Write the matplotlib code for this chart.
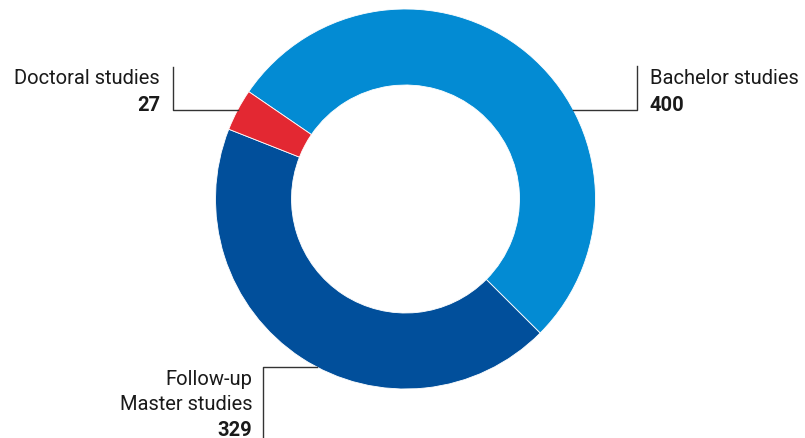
import numpy as np
import matplotlib.pyplot as plt

labels = ['Bachelor studies', 'Follow-up\nMaster studies', 'Doctoral studies']
values = [400, 329, 27]
colors = ['#038bd3', '#014f9b', '#e32832']

W, H = 805, 439
cx, cy, r = 405.5, H - 200, 190

plt.rcParams['font.family'] = ['Roboto', 'DejaVu Sans']

fig = plt.figure(figsize=(W / 100, H / 100), dpi=100)
ax = fig.add_axes([0, 0, 1, 1])
ax.set_xlim(0, W)
ax.set_ylim(0, H)
ax.axis('off')

ax.pie(values, colors=colors, startangle=145.6, counterclock=False,
       center=(cx, cy), radius=r, frame=True,
       wedgeprops=dict(width=r * 0.4, edgecolor='white', linewidth=0.6))
ax.set_xlim(0, W)
ax.set_ylim(0, H)
ax.set_aspect('equal')
ax.axis('off')


def edge_x(y, side):
    return cx + side * np.sqrt(r ** 2 - (y - cy) ** 2)


lc = '#333333'
fs = 14.5
tc = '#1a1a1a'

# Bachelor
yl = H - 111
ax.plot([edge_x(yl, 1), 637, 637], [yl, yl, H - 67], color=lc, lw=1)
ax.text(650, H - 84, labels[0], fontsize=fs, color=tc, ha='left', va='baseline')
ax.text(650, H - 111, str(values[0]), fontsize=fs, color=tc, ha='left',
        va='baseline', fontweight='bold')

# Doctoral
ax.plot([edge_x(yl, -1), 173, 173], [yl, yl, H - 68], color=lc, lw=1)
ax.text(160, H - 84, labels[2], fontsize=fs, color=tc, ha='right', va='baseline')
ax.text(160, H - 111, str(values[2]), fontsize=fs, color=tc, ha='right',
        va='baseline', fontweight='bold')

# Master
ym = H - 368
ax.plot([edge_x(ym, -1), 263, 263], [ym, ym, -2], color=lc, lw=1)
first, second = labels[1].split('\n')
ax.text(252, H - 385, first, fontsize=fs, color=tc, ha='right', va='baseline')
ax.text(252, H - 410, second, fontsize=fs, color=tc, ha='right', va='baseline')
ax.text(252, H - 436, str(values[1]), fontsize=fs, color=tc, ha='right',
        va='baseline', fontweight='bold')

fig.savefig('out.png', dpi=100)
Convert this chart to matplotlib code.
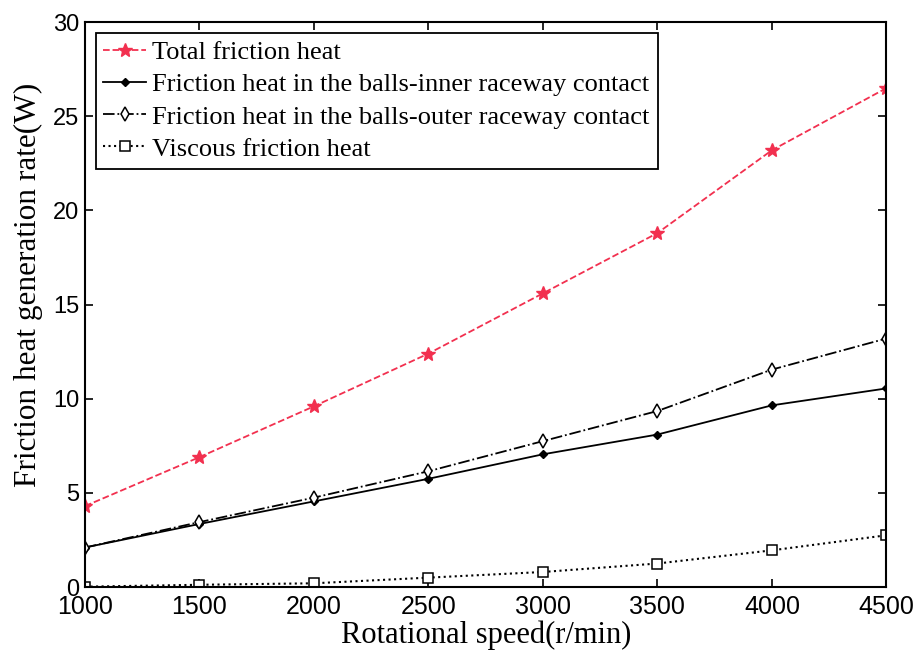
import matplotlib
matplotlib.use('Agg')
import matplotlib.pyplot as plt

# --- data ---
speed = [1000, 1500, 2000, 2500, 3000, 3500, 4000, 4500]
total_heat = [4.3, 6.9, 9.6, 12.4, 15.6, 18.8, 23.2, 26.5]
inner_heat = [2.1, 3.35, 4.55, 5.75, 7.05, 8.1, 9.65, 10.55]
outer_heat = [2.1, 3.45, 4.75, 6.15, 7.75, 9.35, 11.55, 13.2]
viscous_heat = [0.02, 0.12, 0.2, 0.5, 0.8, 1.25, 1.95, 2.75]

x_ticks = [1000, 1500, 2000, 2500, 3000, 3500, 4000, 4500]
y_ticks = [0, 5, 10, 15, 20, 25, 30]

serif = ['Liberation Serif', 'DejaVu Serif']
sans = ['Liberation Sans', 'DejaVu Sans']

fig = plt.figure(figsize=(9.19, 6.53), dpi=100)
ax = fig.add_axes([0.0925, 0.101, 0.872, 0.865])

ax.plot(speed, total_heat, linestyle='--', color='#f2304f', marker='*',
        markersize=10, linewidth=1.3, label='Total friction heat')
ax.plot(speed, inner_heat, linestyle='-', color='black', marker='D',
        markersize=4, linewidth=1.3,
        label='Friction heat in the balls-inner raceway contact')
ax.plot(speed, outer_heat, linestyle='-.', color='black', marker='d',
        markersize=7, markerfacecolor='white', markeredgewidth=1.1, linewidth=1.3,
        label='Friction heat in the balls-outer raceway contact')
ax.plot(speed, viscous_heat, linestyle=':', color='black', marker='s',
        markersize=7, markerfacecolor='white', markeredgewidth=1.1, linewidth=1.5,
        label='Viscous friction heat')

ax.set_xlim(1000, 4500)
ax.set_ylim(0, 30)
ax.set_xticks(x_ticks)
ax.set_yticks(y_ticks)
ax.tick_params(direction='in', top=True, right=True, length=6, width=1.2)
ax.tick_params(axis='x', labelsize=18, pad=6)
ax.tick_params(axis='y', labelsize=17, pad=4)
for lbl in ax.get_xticklabels() + ax.get_yticklabels():
    lbl.set_family(sans)
for sp in ax.spines.values():
    sp.set_linewidth(1.5)

ax.set_xlabel('Rotational speed(r/min)', fontsize=22, family=serif, labelpad=1)
ax.set_ylabel('Friction heat generation rate(W)', fontsize=22.5, family=serif)
ax.yaxis.set_label_coords(-0.052, 0.535)

leg = ax.legend(loc='upper left', prop={'family': serif, 'size': 19},
                frameon=True, fancybox=False, edgecolor='black',
                borderaxespad=0.4, handlelength=1.6, handletextpad=0.25,
                labelspacing=0.33, borderpad=0.3)
leg.get_frame().set_linewidth(1.3)
leg.get_frame().set_alpha(1)

fig.savefig('out.png', dpi=100)
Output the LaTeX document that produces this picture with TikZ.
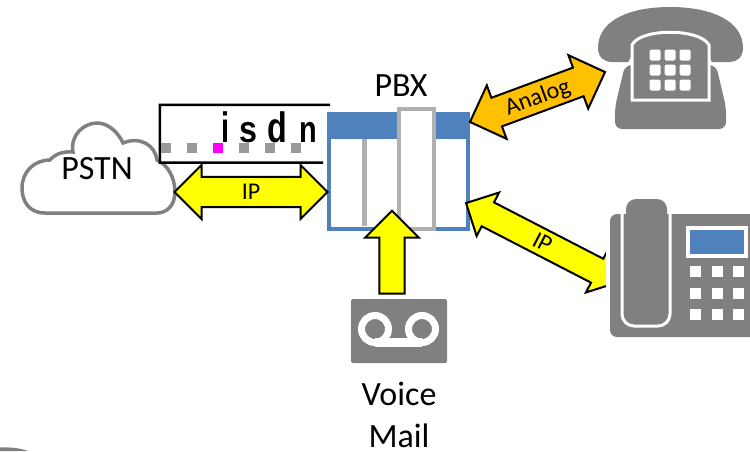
\documentclass[tikz,border=0pt]{standalone}
\usepackage{graphicx}
\usepackage{fontspec}
\setmainfont{Carlito}
\newfontfamily\isdnfont{Liberation Sans}
\usepackage{tikz}
\usetikzlibrary{positioning, shapes.arrows}
\definecolor{iconGray}{HTML}{808080}
\definecolor{slotGray}{HTML}{B0B0B0}
\definecolor{pbxBlue}{HTML}{4F81BD}
\definecolor{analogOrange}{HTML}{FFC000}
\definecolor{flowYellow}{HTML}{FFFF00}
\definecolor{dotPink}{HTML}{FF00FF}
\definecolor{dotGray}{HTML}{999999}

\begin{document}
\begin{tikzpicture}[x=1pt, y=-1pt, node distance=8pt,
  big label/.style={font=\fontsize{34}{38}\selectfont, inner sep=0pt},
  flow/.style={draw=black, line width=2pt, inner xsep=0pt, inner ysep=0pt,
    font=\fontsize{24}{26}\selectfont, fill=flowYellow},
  flow both/.style={flow, double arrow, text height=19.5pt, text depth=5pt},
  key/.style={fill=white, rounded corners=1.5pt, minimum size=11pt, inner sep=0pt},
  desk key/.style={fill=white, minimum size=11pt, inner sep=0pt},
  line dot/.style={fill=dotGray, minimum size=10pt, inner sep=0pt},
  isdn letter/.style={font=\isdnfont\bfseries\fontsize{34}{36}\selectfont, anchor=base, inner sep=0pt}]

\useasboundingbox (0,0) rectangle (750,451);

% cloud
\draw[iconGray, line width=3.5pt, fill=white]
  (45,213) .. controls (28,213) and (22,200) .. (22,188)
  .. controls (22,172) and (34,160) .. (50,160)
  .. controls (54,155) and (62,151) .. (73,152)
  .. controls (70,135) and (84,123) .. (97,123)
  .. controls (108,123) and (118,132) .. (123,143)
  .. controls (140,136) and (155,145) .. (157,160)
  .. controls (168,165) and (175,178) .. (175,192)
  .. controls (175,205) and (167,213) .. (157,213) -- cycle;
\node[big label] (pstn) at (97,169) {PSTN};

% isdn picture
\node[fill=white, minimum width=170pt, minimum height=57.5pt, inner sep=0pt] (isdnBox) at (245,133.75) {};
\coordinate (isdnEnd) at (323,162.5);
\draw[black, line width=2.5pt] (isdnBox.north east) -- (isdnBox.north west)
  -- (isdnBox.south west) -- (isdnEnd);
\node[line dot] (dotA) at (166,148) {};
\node[line dot] (dotB) at (192,148) {};
\node[line dot, fill=dotPink] (dotC) at (218,148) {};
\node[line dot] (dotD) at (244,148) {};
\node[line dot] (dotE) at (270,148) {};
\node[line dot] (dotF) at (296,148) {};
\node[isdn letter] (letterI) at (226,142) {\scalebox{0.85}[1.25]{i}};
\node[isdn letter] (letterS) at (248,142) {\scalebox{0.95}[1.1]{s}};
\node[isdn letter] (letterD) at (277,142) {\scalebox{0.95}[1.25]{d}};
\node[isdn letter] (letterN) at (308,142) {\scalebox{0.85}[1.1]{n}};

% pbx
\node[draw=pbxBlue, line width=4.5pt, fill=white, minimum width=139pt, minimum height=115pt, inner sep=0pt] (pbx) at (398.5,171.5) {};
\node[fill=pbxBlue, minimum width=143pt, minimum height=27pt, inner sep=0pt] (pbxHead) at (398.5,125.5) {};
\node[fill=slotGray, minimum width=5pt, minimum height=87pt, inner sep=0pt] (slotA) at (364.5,182.5) {};
\node[draw=slotGray, line width=4pt, fill=white, minimum width=35pt, minimum height=120pt, inner sep=0pt] (slotB) at (416.5,169) {};
\node[big label] (pbxLabel) at (401,86) {PBX};

% arrows
\node[flow both, double arrow head extend=10.5pt, minimum height=153pt, minimum width=54pt] (ipLeft) at (251,192) {IP};
\node[flow both, double arrow head extend=11.5pt, fill=analogOrange, minimum height=144pt, minimum width=57pt, rotate=20.3] (analog) at (537.5,97) {Analog};
\node[flow both, double arrow head extend=9.5pt, minimum height=172pt, minimum width=49pt, text height=18.25pt, text depth=2.75pt, rotate=-27.3] (ipRight) at (542.5,242.5) {IP};
\node[flow, single arrow, single arrow head extend=12.5pt, minimum height=83pt, minimum width=54pt, text height=10pt, text depth=10pt, rotate=90] (voiceFlow) at (392,258.5) {};

% old phone
\node[fill=white, minimum width=30pt, minimum height=110pt, inner sep=0pt] (phoneMask) at (621,260) {};
\fill[iconGray] (598,48) .. controls (598,20) and (630,7) .. (670,7)
  .. controls (710,7) and (743,20) .. (743,48)
  .. controls (743,57) and (737,62) .. (730,62) -- (712,62)
  .. controls (706,55) and (708,45) .. (705,40)
  .. controls (695,33) and (645,33) .. (635,40)
  .. controls (632,45) and (634,55) .. (628,62) -- (612,62)
  .. controls (604,62) and (598,57) .. (598,48) -- cycle;
\fill[iconGray, rounded corners=7pt] (625,65) -- (615,107) -- (615,129) -- (726,129) -- (726,107) -- (716,65) -- cycle;
\draw[white, line width=3pt, fill=iconGray] (632,100) -- (632,45)
  .. controls (640,28) and (700,28) .. (709,45) -- (709,100) -- cycle;
\foreach \i/\kx in {1/655, 2/670, 3/685}
  \foreach \j/\ky in {1/55, 2/70, 3/85}
    \node[key] (oldKey\i\j) at (\kx,\ky) {};

% desk phone
\fill[iconGray, rounded corners=7pt] (610,214) rectangle (760,337);
\draw[white, line width=3pt, rounded corners=12pt] (622,214) -- (622,326) -- (670,326) -- (670,214);
\node[fill=iconGray, rounded corners=10pt, minimum width=41pt, minimum height=123pt, inner sep=0pt] (handset) at (646.5,260.5) {};
\node[draw=white, line width=4pt, fill=pbxBlue, minimum width=58pt, minimum height=28pt, inner sep=0pt] (display) at (717,242) {};
\foreach \i/\kx in {1/695, 2/717, 3/738}
  \foreach \j/\ky in {1/271, 2/293, 3/314}
    \node[desk key] (deskKey\i\j) at (\kx,\ky) {};

% voice mail
\node[fill=white, minimum width=107pt, minimum height=71pt, inner sep=0pt] (vmMask) at (399,331.5) {};
\node[fill=iconGray, rounded corners=2pt, minimum width=96pt, minimum height=64pt, inner sep=0pt] (vm) at (399,331) {};
\coordinate (reelL) at (375,329);
\coordinate (reelR) at (422,329);
\draw[white, line width=7pt] (reelL) circle (13.5);
\draw[white, line width=7pt] (reelR) circle (13.5);
\draw[white, line width=9pt] (375,342.5) -- (422,342.5);
\node[big label, below=19pt of vm] (voice) {Voice};
\node[big label, below=17pt of voice] (mail) {Mail};

\fill[iconGray] (0,451) -- (0,447.5) .. controls (10,447) and (20,448) .. (28,451) -- cycle;
\end{tikzpicture}
\end{document}
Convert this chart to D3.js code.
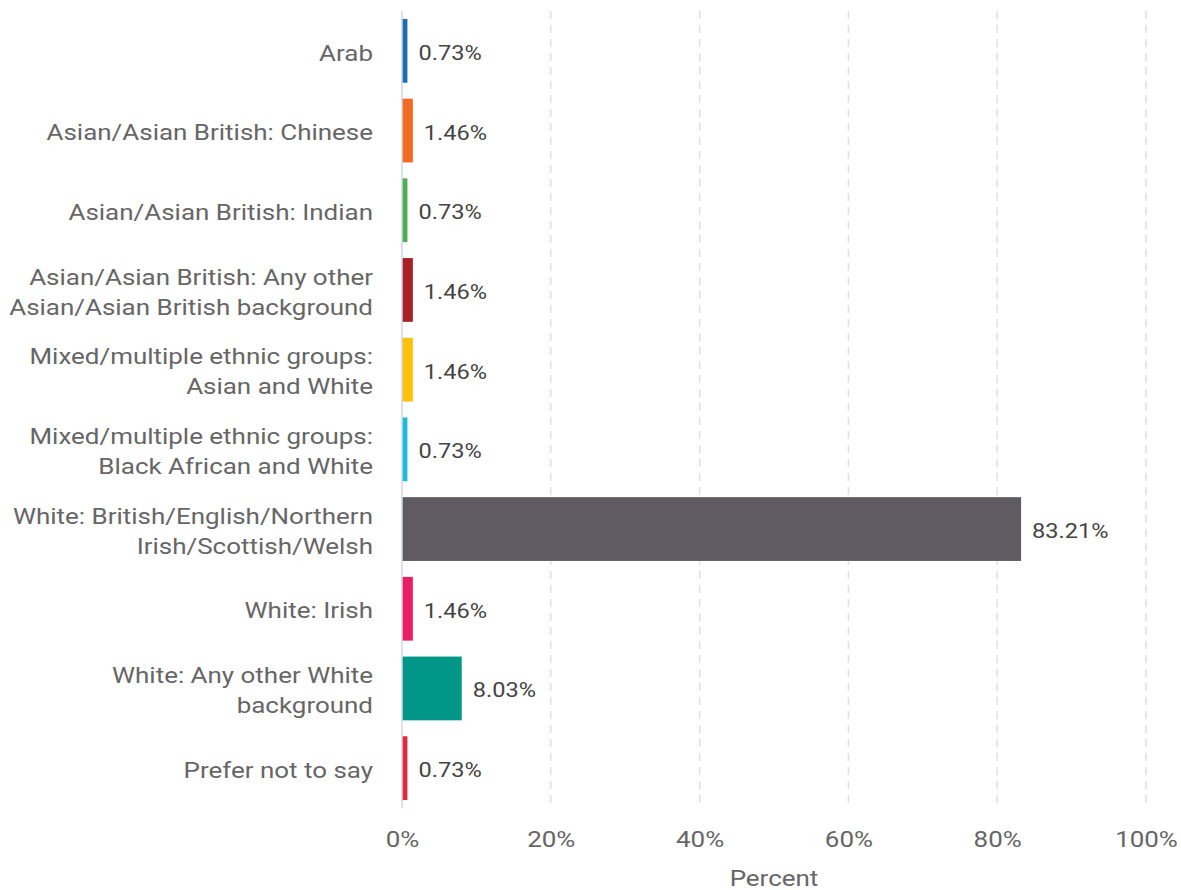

· · · · · · ·

EXERCISE DESCRIPTION
Above are records; repeat only the lines from the line with "Output the LaTeX" through the line with "label] (pstn) at", and leave pictures out.

ANSWER FOR THIS EXERCISE
Output the LaTeX document that produces this picture with TikZ.
\documentclass[tikz,border=0pt]{standalone}
\usepackage{graphicx}
\usepackage{fontspec}
\setmainfont{Carlito}
\newfontfamily\isdnfont{Liberation Sans}
\usepackage{tikz}
\usetikzlibrary{positioning, shapes.arrows}
\definecolor{iconGray}{HTML}{808080}
\definecolor{slotGray}{HTML}{B0B0B0}
\definecolor{pbxBlue}{HTML}{4F81BD}
\definecolor{analogOrange}{HTML}{FFC000}
\definecolor{flowYellow}{HTML}{FFFF00}
\definecolor{dotPink}{HTML}{FF00FF}
\definecolor{dotGray}{HTML}{999999}

\begin{document}
\begin{tikzpicture}[x=1pt, y=-1pt, node distance=8pt,
  big label/.style={font=\fontsize{34}{38}\selectfont, inner sep=0pt},
  flow/.style={draw=black, line width=2pt, inner xsep=0pt, inner ysep=0pt,
    font=\fontsize{24}{26}\selectfont, fill=flowYellow},
  flow both/.style={flow, double arrow, text height=19.5pt, text depth=5pt},
  key/.style={fill=white, rounded corners=1.5pt, minimum size=11pt, inner sep=0pt},
  desk key/.style={fill=white, minimum size=11pt, inner sep=0pt},
  line dot/.style={fill=dotGray, minimum size=10pt, inner sep=0pt},
  isdn letter/.style={font=\isdnfont\bfseries\fontsize{34}{36}\selectfont, anchor=base, inner sep=0pt}]

\useasboundingbox (0,0) rectangle (750,451);

% cloud
\draw[iconGray, line width=3.5pt, fill=white]
  (45,213) .. controls (28,213) and (22,200) .. (22,188)
  .. controls (22,172) and (34,160) .. (50,160)
  .. controls (54,155) and (62,151) .. (73,152)
  .. controls (70,135) and (84,123) .. (97,123)
  .. controls (108,123) and (118,132) .. (123,143)
  .. controls (140,136) and (155,145) .. (157,160)
  .. controls (168,165) and (175,178) .. (175,192)
  .. controls (175,205) and (167,213) .. (157,213) -- cycle;
\node[big label] (pstn) at (97,169) {PSTN};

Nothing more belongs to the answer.